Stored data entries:

▬▬▬▬▬▬▬▬▬▬

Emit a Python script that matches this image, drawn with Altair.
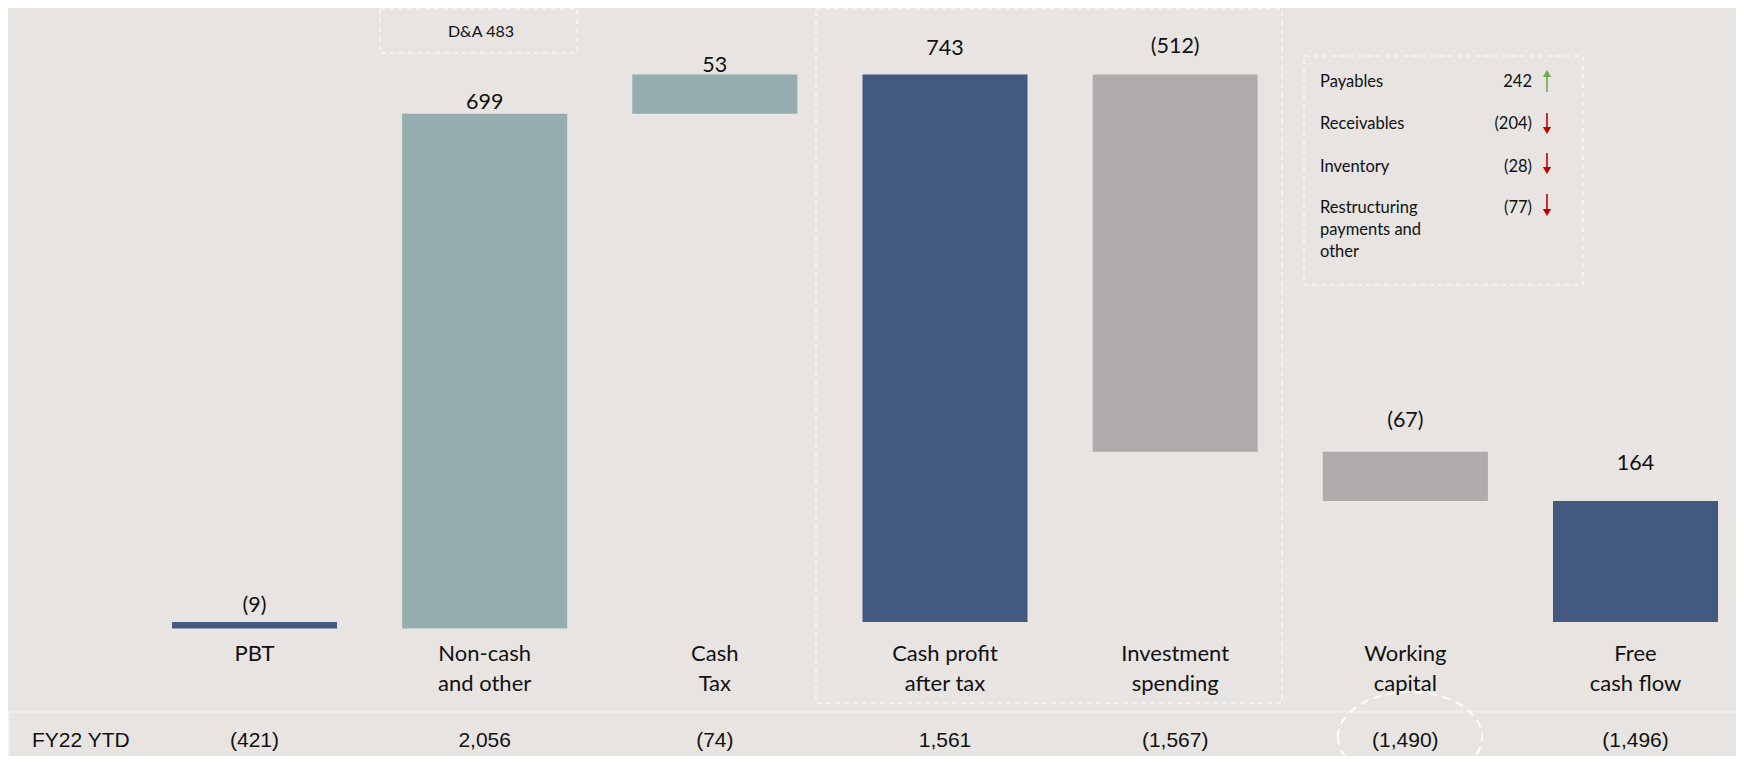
import altair as alt
import pandas as pd

# ---------------- data ----------------
categories = ["PBT", "Non-cash and other", "Cash Tax", "Cash profit after tax",
              "Investment spending", "Working capital", "Free cash flow"]
category_lines = ["PBT", "Non-cash\nand other", "Cash\nTax", "Cash profit\nafter tax",
                  "Investment\nspending", "Working\ncapital", "Free\ncash flow"]
changes = [-9, 699, 53, 743, -512, -67, 164]
is_total = [True, False, False, True, False, False, True]
kinds = ["total", "noncash", "noncash", "total", "outflow", "outflow", "total"]
value_labels = ["(9)", "699", "53", "743", "(512)", "(67)", "164"]
ytd_title = "FY22 YTD"
ytd_labels = ["(421)", "2,056", "(74)", "1,561", "(1,567)", "(1,490)", "(1,496)"]
da_label = "D&A 483"
wc_items = ["Payables", "Receivables", "Inventory", "Restructuring\npayments and\nother"]
wc_values = ["242", "(204)", "(28)", "(77)"]
wc_up = [True, False, False, False]

# ---------------- styles ----------------
BG = "#E7E4E1"
COLORS = {"total": "#44597F", "noncash": "#95ADAE", "outflow": "#AFABAA"}
TXT = "#111111"
DASH = "#F6F5F3"
FONT = "Lato"
H = 748
label_dy = [-10, -5, -3, -20, -22, -25, -31]
wc_baselines = [79, 121, 164, 205]
arrow_spans = [(61, 84), (105, 127), (145, 167), (186, 209)]

# waterfall table
rows = []
running = 0
for i, (c, ch, tot) in enumerate(zip(categories, changes, is_total)):
    if tot:
        start, end = 0, ch
    else:
        start, end = running, running + ch
    running = end
    rows.append({"idx": i, "cat": c, "lines": category_lines[i], "start": start,
                 "end": end, "top": max(start, end), "kind": kinds[i],
                 "label": value_labels[i], "ytd": ytd_labels[i]})
df = pd.DataFrame(rows)

x_enc = alt.X("cat:N", sort=categories, axis=None,
              scale=alt.Scale(range=[131.4, 1742.6], paddingInner=0.283,
                              paddingOuter=0.1415))
y_scale = alt.Scale(domain=[-(H - 613.9) / 0.7366, 833.4], nice=False, zero=False)

base = alt.Chart(df)

bars = base.mark_bar().encode(
    x=x_enc,
    y=alt.Y("start:Q", scale=y_scale, axis=None),
    y2="end:Q",
    color=alt.Color("kind:N", legend=None,
                    scale=alt.Scale(domain=list(COLORS.keys()),
                                    range=list(COLORS.values()))),
)

layers = [bars]

for i in range(len(categories)):
    layers.append(
        base.transform_filter(alt.datum.idx == i).mark_text(
            dy=label_dy[i], baseline="alphabetic", fontSize=21.5, font=FONT, color=TXT
        ).encode(x=x_enc, y=alt.Y("top:Q", scale=y_scale, axis=None), text="label:N")
    )

cat_text = base.mark_text(baseline="alphabetic", fontSize=22, font=FONT, color=TXT,
                          lineBreak="\n", lineHeight=29.5).encode(
    x=x_enc, y=alt.value(653), text="lines:N")
layers.append(cat_text)

# bottom row band
band_df = pd.DataFrame({"t": [ytd_title]})
band = alt.Chart(band_df).mark_rect(fillOpacity=0, stroke="#F2F0EE", strokeWidth=1.5).encode(
    x=alt.value(0.75), x2=alt.value(1760), y=alt.value(704), y2=alt.value(755))
band_title = alt.Chart(band_df).mark_text(align="left", baseline="alphabetic", fontSize=21,
                                          font="Liberation Sans", color=TXT).encode(
    x=alt.value(24), y=alt.value(739), text="t:N")
ytd_text = base.mark_text(baseline="alphabetic", fontSize=21, font="Liberation Sans",
                          color=TXT).encode(x=x_enc, y=alt.value(739), text="ytd:N")
ellipse = alt.Chart(band_df).mark_point(
    shape="M -1 0 A 1 0.625 0 1 1 1 0 A 1 0.625 0 1 1 -1 0 Z",
    size=144 * 144, filled=False, stroke="#FFFFFF", strokeWidth=2,
    strokeDash=[8, 6], opacity=1).encode(x=alt.value(1402), y=alt.value(729))
layers += [band, band_title, ytd_text, ellipse]

# dashed boxes
def dashed_box(x1, x2, y1, y2):
    return alt.Chart(band_df).mark_rect(fillOpacity=0, stroke=DASH, strokeWidth=1.5,
                                        strokeDash=[5, 4]).encode(
        x=alt.value(x1), x2=alt.value(x2), y=alt.value(y1), y2=alt.value(y2))

layers.append(dashed_box(372, 569, 1, 45))
layers.append(dashed_box(808, 1274, 1, 695))
layers.append(dashed_box(1296, 1575, 48, 277))

da_df = pd.DataFrame({"t": [da_label]})
layers.append(alt.Chart(da_df).mark_text(baseline="alphabetic", fontSize=16, font=FONT,
                                         color=TXT).encode(
    x=alt.value(473), y=alt.value(28.5), text="t:N"))

# working-capital detail
for i in range(len(wc_items)):
    d = pd.DataFrame({"item": [wc_items[i]], "val": [wc_values[i]]})
    ch = alt.Chart(d)
    layers.append(ch.mark_text(align="left", baseline="alphabetic", fontSize=16.5, font=FONT,
                               color=TXT, lineBreak="\n", lineHeight=22).encode(
        x=alt.value(1312), y=alt.value(wc_baselines[i]), text="item:N"))
    layers.append(ch.mark_text(align="right", baseline="alphabetic", fontSize=16.5, font=FONT,
                               color=TXT).encode(
        x=alt.value(1524), y=alt.value(wc_baselines[i]), text="val:N"))
    col = "#70AD47" if wc_up[i] else "#C00000"
    y1, y2 = arrow_spans[i]
    layers.append(ch.mark_rule(color=col, strokeWidth=1.6).encode(
        x=alt.value(1539), y=alt.value(y1 + (4 if wc_up[i] else 0)),
        y2=alt.value(y2 - (0 if wc_up[i] else 4))))
    layers.append(ch.mark_point(shape="triangle-up" if wc_up[i] else "triangle-down",
                                filled=True, color=col, size=70, opacity=1).encode(
        x=alt.value(1539), y=alt.value(y1 + 4.5 if wc_up[i] else y2 - 4.5)))

chart = alt.layer(*layers).properties(
    width=1728, height=H, autosize="none", padding=0, background=BG
).configure_view(strokeWidth=0)

chart.save("out.html", embed_options={"renderer": "svg", "actions": False})
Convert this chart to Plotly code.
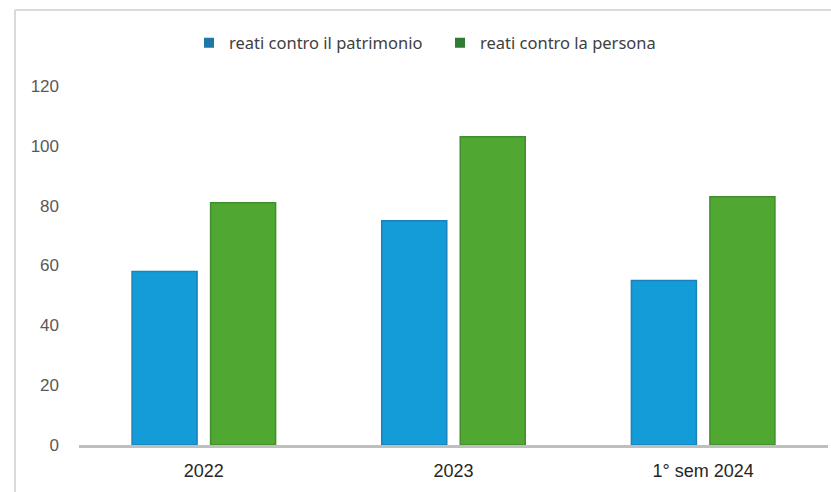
import plotly.graph_objects as go

categories = ["2022", "2023", "1° sem 2024"]
series_names = ["reati contro il patrimonio", "reati contro la persona"]
patrimonio = [58, 75, 55]
persona = [81, 103, 83]
y_ticks = [0, 20, 40, 60, 80, 100, 120]

bar_fill = ["#139cd7", "#50a732"]
bar_edge = ["#1a82b8", "#3f8f2c"]
legend_colors = ["#1f77a8", "#2e7d32"]

W, H = 831, 492
ML, MR, MT, MB = 79, 3, 86, 47
pw = W - ML - MR
ph = H - MT - MB

fig = go.Figure()
for vals, fc, ec in zip([patrimonio, persona], bar_fill, bar_edge):
    fig.add_trace(go.Bar(
        x=categories, y=vals, showlegend=False,
        marker=dict(color=fc, line=dict(color=ec, width=1.5)),
        hoverinfo="skip",
    ))
for name, lc in zip(series_names, legend_colors):
    fig.add_trace(go.Scatter(
        x=[None], y=[None], mode="markers", name=name,
        marker=dict(symbol="square", size=10, color=lc),
    ))

def px_x(p):
    return (p - ML) / pw

def px_y(p):
    return (H - MB - p) / ph

frame = "#d9d9d9"
fig.add_shape(type="line", xref="paper", yref="paper",
              x0=px_x(15), x1=px_x(15), y0=px_y(10), y1=px_y(492),
              line=dict(color=frame, width=2))
fig.add_shape(type="line", xref="paper", yref="paper",
              x0=px_x(15), x1=px_x(831), y0=px_y(10), y1=px_y(10),
              line=dict(color=frame, width=2))

fig.update_layout(
    width=W, height=H,
    margin=dict(l=ML, r=MR, t=MT, b=MB, pad=0),
    paper_bgcolor="white", plot_bgcolor="white",
    barmode="group", bargap=0.371, bargroupgap=0.172,
    font=dict(family="Liberation Sans, Arial, sans-serif"),
    legend=dict(
        orientation="h", x=px_x(189), xanchor="left",
        y=px_y(43), yanchor="middle",
        font=dict(family="Noto Sans, Open Sans, sans-serif", size=16.5, color="#404040"),
        itemwidth=30, entrywidth=206, entrywidthmode="pixels",
        bgcolor="rgba(0,0,0,0)",
    ),
    xaxis=dict(
        showline=True, linecolor="#bfbfbf", linewidth=2.5,
        showgrid=False, ticks="",
        tickfont=dict(size=18, color="#262626", family="Liberation Sans, Arial, sans-serif"),
        ticklabelstandoff=8,
    ),
    yaxis=dict(
        range=[0, 120], tickvals=y_ticks, showgrid=False, zeroline=False,
        showline=False, ticks="",
        tickfont=dict(size=17, color="#595959", family="Liberation Sans, Arial, sans-serif"),
        ticklabelstandoff=19,
    ),
)

fig.write_html("out.html")
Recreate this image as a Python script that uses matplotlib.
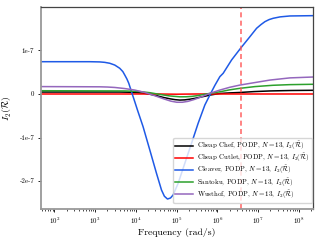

▬▬▬▬▬▬▬▬▬▬

# Problem details
Take the lines above from the top of the records through the one with "import pandas as pd" and repeat them exactly, without any pictures.

# Response to this task
Emit a Python script that matches this image, drawn with Altair.
import altair as alt
import pandas as pd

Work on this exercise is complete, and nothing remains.